My kindle was now armed with all sorts of thematically-appropriate literature. Somerset Maughan’s book on Tahiti (The Moon and a Sixpence), Herman Melville, both Moby Dick and Typee, Robert Louis Stevenson’s memoirs In the South Seas, Paul Theroux, and a box set of Scandi Noir fiction by Camilla Lackberg, recommended by INDIAN SUMMER for good measure. For the kids: Robinson Crusoe, Treasure Island, Nims Island, My Family and Other Animals, Swallows and Amazons series and The Swiss Family Robinson. If only Xav and I had remembered to check the Apple music on our phones - the blinking app keeps removing half of it and putting it onto iCloud, only accessible with wifi. I am left with half the theme track to The Martian (Don’t Rock the Boat, I Will Survive…someone up there on the cloud is having a right old laugh!) and half of Barnum (There is a Sucker born every minute… go figure!). And Apple, for the record, I never asked for a complimentary U2 album. It will never feature on my desert island discs.

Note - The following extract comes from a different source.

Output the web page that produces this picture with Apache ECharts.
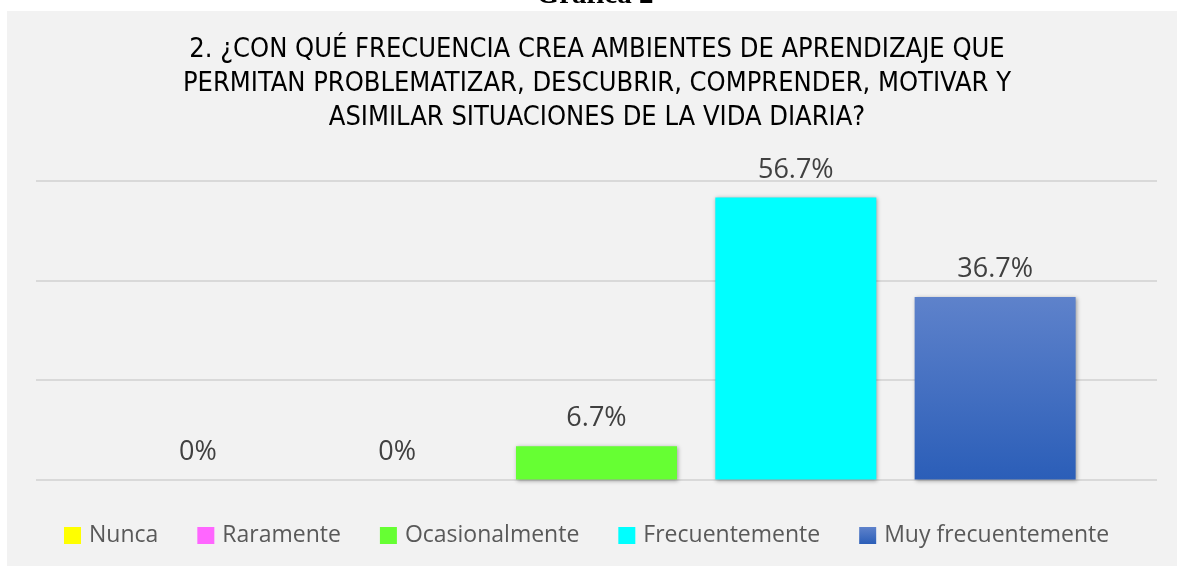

The sea was like a millpond, so we motored along, heading for the trade winds further south. I made a chorizo omelette for lunch with some guacamole infused with coriander (thank you Luis! See post on the Art of Kindness - click here), food for the soul to really set us up for the journey ahead.
A little later, with barely a couple of bars of reception left, I received an email bringing the wonderful news that earlier that day, my nephew Philip’s wife Lizzie had just given birth to a baby boy, Max, in Geneva. I looked up at the night sky that night and reflected on the birth of a new star.